- Stored data -
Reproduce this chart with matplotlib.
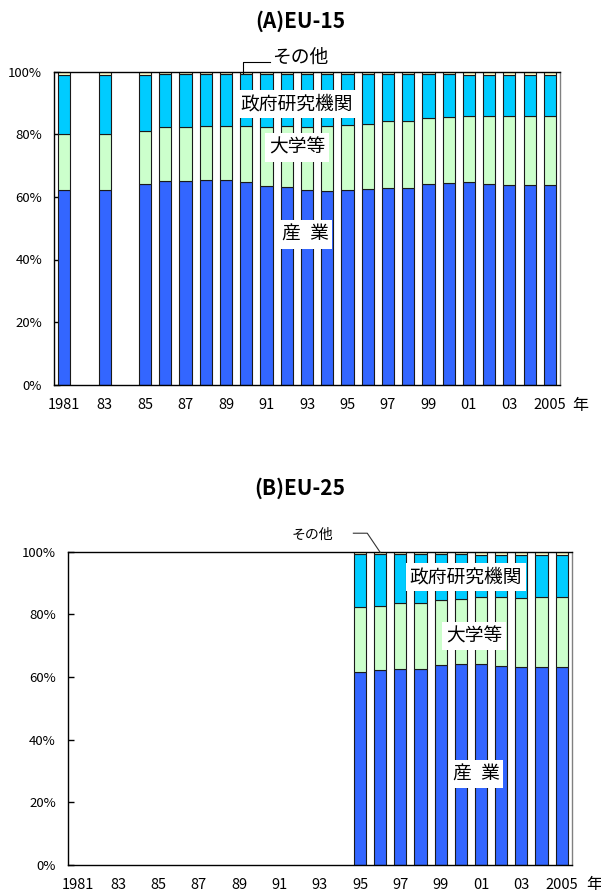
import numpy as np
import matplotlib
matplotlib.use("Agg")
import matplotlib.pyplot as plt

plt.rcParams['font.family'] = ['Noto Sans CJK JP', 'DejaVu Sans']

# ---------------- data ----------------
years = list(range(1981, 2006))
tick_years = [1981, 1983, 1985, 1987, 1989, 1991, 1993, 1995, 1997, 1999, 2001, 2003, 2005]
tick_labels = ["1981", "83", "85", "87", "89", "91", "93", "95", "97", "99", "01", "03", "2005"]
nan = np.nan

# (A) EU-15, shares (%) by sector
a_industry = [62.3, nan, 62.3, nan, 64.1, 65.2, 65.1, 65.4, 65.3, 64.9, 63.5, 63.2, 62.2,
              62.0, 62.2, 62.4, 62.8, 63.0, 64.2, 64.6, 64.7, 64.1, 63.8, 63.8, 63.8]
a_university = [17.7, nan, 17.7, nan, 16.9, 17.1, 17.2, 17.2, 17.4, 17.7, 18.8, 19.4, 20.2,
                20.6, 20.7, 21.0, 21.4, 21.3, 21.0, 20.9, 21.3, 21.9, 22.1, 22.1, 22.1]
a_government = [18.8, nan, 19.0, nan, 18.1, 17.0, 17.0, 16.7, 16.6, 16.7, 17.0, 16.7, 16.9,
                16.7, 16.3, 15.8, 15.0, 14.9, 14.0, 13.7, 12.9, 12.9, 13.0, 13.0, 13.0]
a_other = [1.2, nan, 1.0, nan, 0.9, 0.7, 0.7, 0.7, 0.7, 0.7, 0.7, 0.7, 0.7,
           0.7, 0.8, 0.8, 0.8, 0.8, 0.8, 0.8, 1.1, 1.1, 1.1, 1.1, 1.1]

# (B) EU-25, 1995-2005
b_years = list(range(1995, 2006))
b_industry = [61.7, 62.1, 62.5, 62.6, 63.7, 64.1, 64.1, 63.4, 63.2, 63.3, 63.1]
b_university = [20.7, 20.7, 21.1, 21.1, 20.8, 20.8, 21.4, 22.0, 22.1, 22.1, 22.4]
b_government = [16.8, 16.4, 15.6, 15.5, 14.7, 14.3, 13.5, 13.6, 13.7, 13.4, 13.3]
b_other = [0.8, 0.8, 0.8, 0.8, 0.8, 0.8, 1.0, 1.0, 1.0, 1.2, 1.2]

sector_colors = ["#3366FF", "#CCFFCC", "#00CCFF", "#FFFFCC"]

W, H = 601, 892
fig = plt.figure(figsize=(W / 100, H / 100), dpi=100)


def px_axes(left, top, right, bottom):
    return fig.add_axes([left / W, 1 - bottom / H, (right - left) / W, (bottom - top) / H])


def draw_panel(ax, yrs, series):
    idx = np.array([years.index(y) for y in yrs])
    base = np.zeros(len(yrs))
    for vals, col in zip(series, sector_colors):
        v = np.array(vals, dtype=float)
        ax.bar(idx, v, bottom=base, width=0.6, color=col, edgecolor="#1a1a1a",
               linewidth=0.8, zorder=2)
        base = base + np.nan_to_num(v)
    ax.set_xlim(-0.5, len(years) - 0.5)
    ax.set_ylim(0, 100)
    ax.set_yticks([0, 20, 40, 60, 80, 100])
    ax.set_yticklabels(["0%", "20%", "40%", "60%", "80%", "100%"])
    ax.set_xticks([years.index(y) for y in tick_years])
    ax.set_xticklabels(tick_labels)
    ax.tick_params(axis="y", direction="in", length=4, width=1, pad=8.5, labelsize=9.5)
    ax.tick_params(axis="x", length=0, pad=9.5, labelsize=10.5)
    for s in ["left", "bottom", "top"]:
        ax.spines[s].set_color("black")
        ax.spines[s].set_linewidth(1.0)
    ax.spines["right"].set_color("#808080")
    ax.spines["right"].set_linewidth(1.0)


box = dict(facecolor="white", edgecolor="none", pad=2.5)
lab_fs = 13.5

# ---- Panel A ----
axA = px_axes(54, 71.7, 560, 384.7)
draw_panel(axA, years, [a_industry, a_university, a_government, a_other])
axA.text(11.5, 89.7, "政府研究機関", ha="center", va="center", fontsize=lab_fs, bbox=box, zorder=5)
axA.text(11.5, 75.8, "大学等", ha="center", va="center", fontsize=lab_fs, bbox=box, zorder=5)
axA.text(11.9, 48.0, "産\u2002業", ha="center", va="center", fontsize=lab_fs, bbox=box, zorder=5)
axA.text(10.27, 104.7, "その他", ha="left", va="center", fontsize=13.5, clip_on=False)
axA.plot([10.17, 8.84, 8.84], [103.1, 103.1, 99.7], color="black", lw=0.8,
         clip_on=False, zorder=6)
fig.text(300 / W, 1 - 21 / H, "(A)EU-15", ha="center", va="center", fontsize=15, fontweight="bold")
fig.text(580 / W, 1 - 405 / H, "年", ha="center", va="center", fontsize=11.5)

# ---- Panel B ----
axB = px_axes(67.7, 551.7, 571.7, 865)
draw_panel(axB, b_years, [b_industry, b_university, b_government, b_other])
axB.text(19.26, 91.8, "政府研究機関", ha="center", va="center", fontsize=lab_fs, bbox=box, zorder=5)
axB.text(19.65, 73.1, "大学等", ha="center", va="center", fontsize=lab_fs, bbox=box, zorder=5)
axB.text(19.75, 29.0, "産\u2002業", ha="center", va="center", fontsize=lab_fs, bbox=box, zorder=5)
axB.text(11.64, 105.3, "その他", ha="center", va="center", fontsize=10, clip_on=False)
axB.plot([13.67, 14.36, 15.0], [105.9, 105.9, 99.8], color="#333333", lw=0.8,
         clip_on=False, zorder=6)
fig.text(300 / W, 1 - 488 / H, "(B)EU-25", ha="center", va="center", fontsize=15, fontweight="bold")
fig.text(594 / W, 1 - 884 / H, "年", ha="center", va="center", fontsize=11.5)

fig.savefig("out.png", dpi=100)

...

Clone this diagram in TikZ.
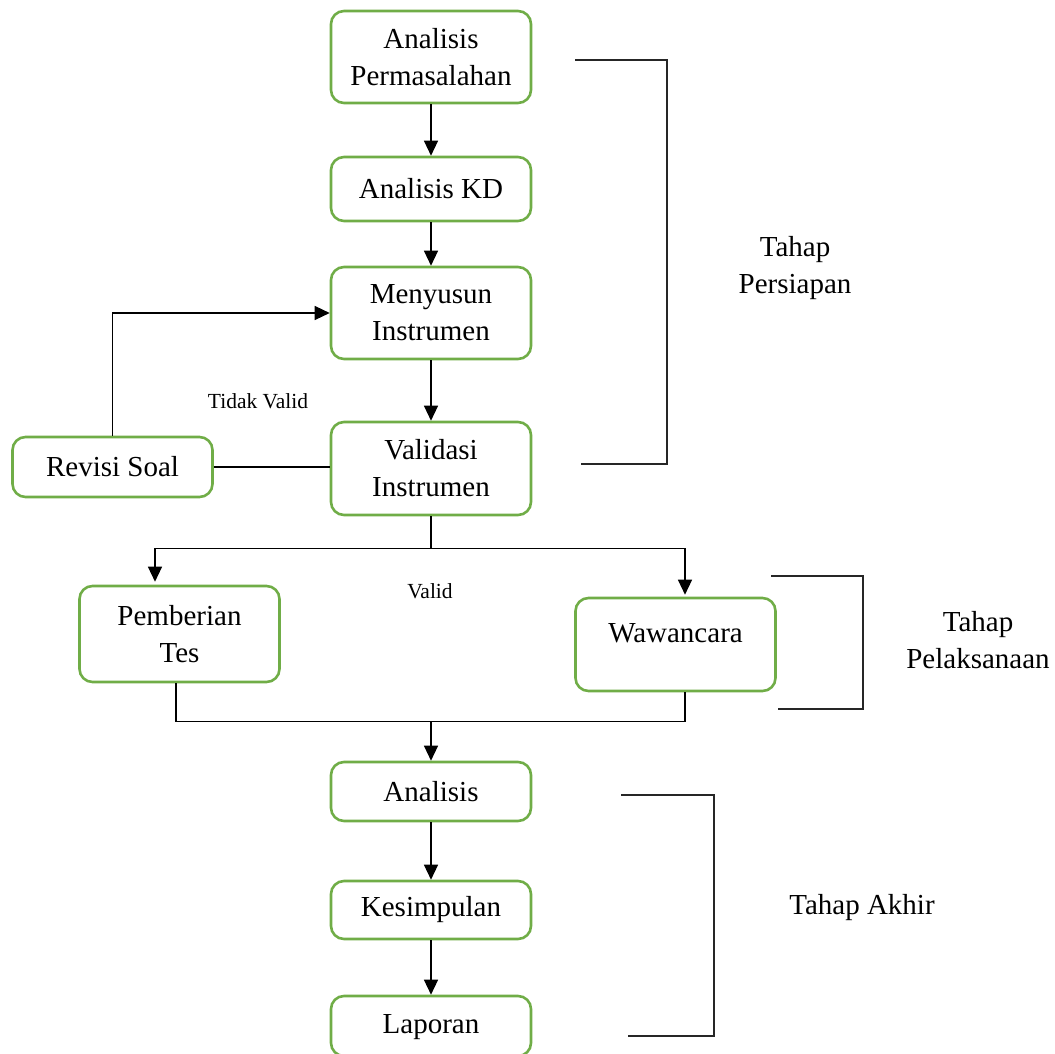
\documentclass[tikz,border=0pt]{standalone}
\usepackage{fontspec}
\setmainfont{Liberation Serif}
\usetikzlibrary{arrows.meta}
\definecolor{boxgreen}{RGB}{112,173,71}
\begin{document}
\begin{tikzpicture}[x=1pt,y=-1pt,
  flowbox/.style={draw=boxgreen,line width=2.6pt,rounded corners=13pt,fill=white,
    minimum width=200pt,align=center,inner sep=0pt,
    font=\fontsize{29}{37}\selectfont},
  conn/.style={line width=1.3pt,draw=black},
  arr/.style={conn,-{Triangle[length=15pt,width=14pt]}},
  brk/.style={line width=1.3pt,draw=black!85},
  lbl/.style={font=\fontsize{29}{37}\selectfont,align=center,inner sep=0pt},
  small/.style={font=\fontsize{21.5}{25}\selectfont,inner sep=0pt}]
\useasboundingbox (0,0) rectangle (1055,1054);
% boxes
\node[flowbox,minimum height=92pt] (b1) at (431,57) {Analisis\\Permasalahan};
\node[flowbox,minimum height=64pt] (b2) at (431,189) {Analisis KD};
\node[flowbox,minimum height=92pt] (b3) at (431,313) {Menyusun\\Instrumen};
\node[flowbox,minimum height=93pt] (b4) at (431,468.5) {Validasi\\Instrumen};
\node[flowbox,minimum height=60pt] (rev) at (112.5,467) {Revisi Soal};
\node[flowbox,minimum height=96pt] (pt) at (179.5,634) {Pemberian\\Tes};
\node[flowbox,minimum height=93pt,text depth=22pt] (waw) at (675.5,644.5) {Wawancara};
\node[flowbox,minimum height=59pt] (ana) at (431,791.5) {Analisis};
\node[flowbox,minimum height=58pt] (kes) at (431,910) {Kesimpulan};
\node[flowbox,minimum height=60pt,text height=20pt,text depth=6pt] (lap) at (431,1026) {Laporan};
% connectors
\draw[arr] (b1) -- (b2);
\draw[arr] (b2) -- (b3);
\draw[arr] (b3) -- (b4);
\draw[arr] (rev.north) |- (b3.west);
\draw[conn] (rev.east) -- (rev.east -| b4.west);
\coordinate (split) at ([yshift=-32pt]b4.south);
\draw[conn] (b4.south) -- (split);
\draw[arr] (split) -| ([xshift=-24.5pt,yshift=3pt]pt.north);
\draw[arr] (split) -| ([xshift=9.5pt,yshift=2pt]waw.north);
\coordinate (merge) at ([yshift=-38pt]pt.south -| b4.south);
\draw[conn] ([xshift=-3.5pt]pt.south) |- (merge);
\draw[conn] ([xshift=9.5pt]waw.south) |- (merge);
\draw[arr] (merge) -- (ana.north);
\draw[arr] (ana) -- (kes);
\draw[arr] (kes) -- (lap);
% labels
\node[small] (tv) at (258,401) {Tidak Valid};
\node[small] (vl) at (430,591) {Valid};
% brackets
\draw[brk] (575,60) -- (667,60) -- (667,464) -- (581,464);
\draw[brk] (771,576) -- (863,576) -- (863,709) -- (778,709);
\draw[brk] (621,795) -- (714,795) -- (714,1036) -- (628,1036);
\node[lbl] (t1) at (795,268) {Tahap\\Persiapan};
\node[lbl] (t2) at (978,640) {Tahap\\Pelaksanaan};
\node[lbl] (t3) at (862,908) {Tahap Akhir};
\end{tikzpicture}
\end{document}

- Work to do -
Leaving out all pictures, set down exactly the lines of the material above, from the line with "Reproduce this chart with matplotlib." to the line with "nan = np.nan" inclusive, and no others.

- Solution -
Reproduce this chart with matplotlib.
import numpy as np
import matplotlib
matplotlib.use("Agg")
import matplotlib.pyplot as plt

plt.rcParams['font.family'] = ['Noto Sans CJK JP', 'DejaVu Sans']

# ---------------- data ----------------
years = list(range(1981, 2006))
tick_years = [1981, 1983, 1985, 1987, 1989, 1991, 1993, 1995, 1997, 1999, 2001, 2003, 2005]
tick_labels = ["1981", "83", "85", "87", "89", "91", "93", "95", "97", "99", "01", "03", "2005"]
nan = np.nan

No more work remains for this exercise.